JOB:
Transcribe the listing in full, excluding any pictures.

RECORDED INFORMATION:
==*==

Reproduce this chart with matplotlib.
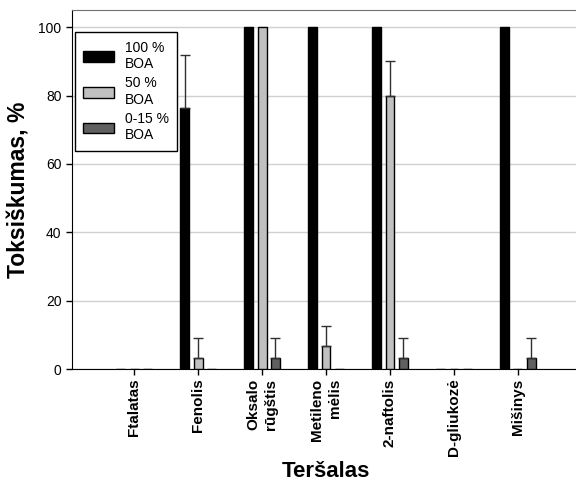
import numpy as np
import matplotlib
matplotlib.use("Agg")
import matplotlib.pyplot as plt

plt.rcParams['font.family'] = ['Liberation Sans', 'DejaVu Sans']

categories = ["Ftalatas", "Fenolis", "Oksalo\nrūgštis", "Metileno\nmėlis",
              "2-naftolis", "D-gliukozė", "Mišinys"]
series_labels = ["100 %\nBOA", "50 %\nBOA", "0-15 %\nBOA"]

boa_100 = [0, 76.5, 100, 100, 100, 0, 100]
boa_100_err = [0, 15.5, 0, 0, 0, 0, 0]
boa_50 = [0, 3.3, 100, 6.7, 80, 0, 0]
boa_50_err = [0, 5.8, 0, 5.8, 10, 0, 0]
boa_0_15 = [0, 0, 3.3, 0, 3.3, 0, 3.3]
boa_0_15_err = [0, 0, 5.8, 0, 5.8, 0, 5.8]

yticks = [0, 20, 40, 60, 80, 100]

fig = plt.figure(figsize=(5.76, 4.83), dpi=100)
ax = fig.add_axes([0.125, 0.236, 1.007 - 0.125, 0.979 - 0.236])

x = np.arange(len(categories))
width = 0.14
offset = 0.21
colors = ["#000000", "#c0c0c0", "#606060"]
series = [(boa_100, boa_100_err), (boa_50, boa_50_err), (boa_0_15, boa_0_15_err)]

for i, ((vals, errs), col, lab) in enumerate(zip(series, colors, series_labels)):
    xi = x + (i - 1) * offset
    vals = np.asarray(vals, float)
    errs = np.asarray(errs, float)
    ax.bar(xi, vals, width, color=col, edgecolor="black", linewidth=1.0,
           label=lab, zorder=3)
    m = errs > 0
    if m.any():
        ax.errorbar(xi[m], vals[m], yerr=[np.zeros(m.sum()), errs[m]],
                    fmt="none", ecolor="#303030", elinewidth=1.0,
                    capsize=3.5, capthick=1.0, zorder=4)

ax.set_xlim(-0.97, len(categories) - 1 + 0.97)
ax.set_ylim(0, 105)
ax.set_yticks(yticks)
ax.set_yticklabels([str(t) for t in yticks], fontsize=10)
ax.yaxis.grid(True, color="#d0d0d0", linewidth=1.0, zorder=0)
ax.set_axisbelow(True)

ax.set_xticks(x)
ax.set_xticklabels(categories, rotation=90, fontsize=11, fontweight="bold",
                   multialignment="right", va="top", ha="center",
                   linespacing=1.3)
ax.tick_params(axis="both", direction="out", length=4, width=1.0)
ax.tick_params(axis="x", pad=3)

ax.spines["top"].set_color("#707070")
ax.spines["right"].set_visible(False)
ax.spines["left"].set_color("black")
ax.spines["bottom"].set_color("black")

ax.set_ylabel("Toksiškumas, %", fontsize=16.5, fontweight="bold", labelpad=6)
ax.set_xlabel("Teršalas", fontsize=16, fontweight="bold", labelpad=3)

leg = ax.legend(loc="upper left", bbox_to_anchor=(0.006, 0.938),
                borderaxespad=0, fontsize=10, fancybox=False, framealpha=1,
                edgecolor="black", handlelength=2.2, handleheight=0.8,
                labelspacing=0.4, borderpad=0.6)
leg.get_frame().set_linewidth(1.0)

fig.savefig("out.png", dpi=100)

==*==

SOLUTION TO THIS TASK:
Reproduce this chart with matplotlib.
import numpy as np
import matplotlib
matplotlib.use("Agg")
import matplotlib.pyplot as plt

plt.rcParams['font.family'] = ['Liberation Sans', 'DejaVu Sans']

categories = ["Ftalatas", "Fenolis", "Oksalo\nrūgštis", "Metileno\nmėlis",
              "2-naftolis", "D-gliukozė", "Mišinys"]
series_labels = ["100 %\nBOA", "50 %\nBOA", "0-15 %\nBOA"]

boa_100 = [0, 76.5, 100, 100, 100, 0, 100]
boa_100_err = [0, 15.5, 0, 0, 0, 0, 0]
boa_50 = [0, 3.3, 100, 6.7, 80, 0, 0]
boa_50_err = [0, 5.8, 0, 5.8, 10, 0, 0]
boa_0_15 = [0, 0, 3.3, 0, 3.3, 0, 3.3]
boa_0_15_err = [0, 0, 5.8, 0, 5.8, 0, 5.8]

yticks = [0, 20, 40, 60, 80, 100]

fig = plt.figure(figsize=(5.76, 4.83), dpi=100)
ax = fig.add_axes([0.125, 0.236, 1.007 - 0.125, 0.979 - 0.236])

x = np.arange(len(categories))
width = 0.14
offset = 0.21
colors = ["#000000", "#c0c0c0", "#606060"]
series = [(boa_100, boa_100_err), (boa_50, boa_50_err), (boa_0_15, boa_0_15_err)]

for i, ((vals, errs), col, lab) in enumerate(zip(series, colors, series_labels)):
    xi = x + (i - 1) * offset
    vals = np.asarray(vals, float)
    errs = np.asarray(errs, float)
    ax.bar(xi, vals, width, color=col, edgecolor="black", linewidth=1.0,
           label=lab, zorder=3)
    m = errs > 0
    if m.any():
        ax.errorbar(xi[m], vals[m], yerr=[np.zeros(m.sum()), errs[m]],
                    fmt="none", ecolor="#303030", elinewidth=1.0,
                    capsize=3.5, capthick=1.0, zorder=4)

ax.set_xlim(-0.97, len(categories) - 1 + 0.97)
ax.set_ylim(0, 105)
ax.set_yticks(yticks)
ax.set_yticklabels([str(t) for t in yticks], fontsize=10)
ax.yaxis.grid(True, color="#d0d0d0", linewidth=1.0, zorder=0)
ax.set_axisbelow(True)

ax.set_xticks(x)
ax.set_xticklabels(categories, rotation=90, fontsize=11, fontweight="bold",
                   multialignment="right", va="top", ha="center",
                   linespacing=1.3)
ax.tick_params(axis="both", direction="out", length=4, width=1.0)
ax.tick_params(axis="x", pad=3)

ax.spines["top"].set_color("#707070")
ax.spines["right"].set_visible(False)
ax.spines["left"].set_color("black")
ax.spines["bottom"].set_color("black")

ax.set_ylabel("Toksiškumas, %", fontsize=16.5, fontweight="bold", labelpad=6)
ax.set_xlabel("Teršalas", fontsize=16, fontweight="bold", labelpad=3)

leg = ax.legend(loc="upper left", bbox_to_anchor=(0.006, 0.938),
                borderaxespad=0, fontsize=10, fancybox=False, framealpha=1,
                edgecolor="black", handlelength=2.2, handleheight=0.8,
                labelspacing=0.4, borderpad=0.6)
leg.get_frame().set_linewidth(1.0)

fig.savefig("out.png", dpi=100)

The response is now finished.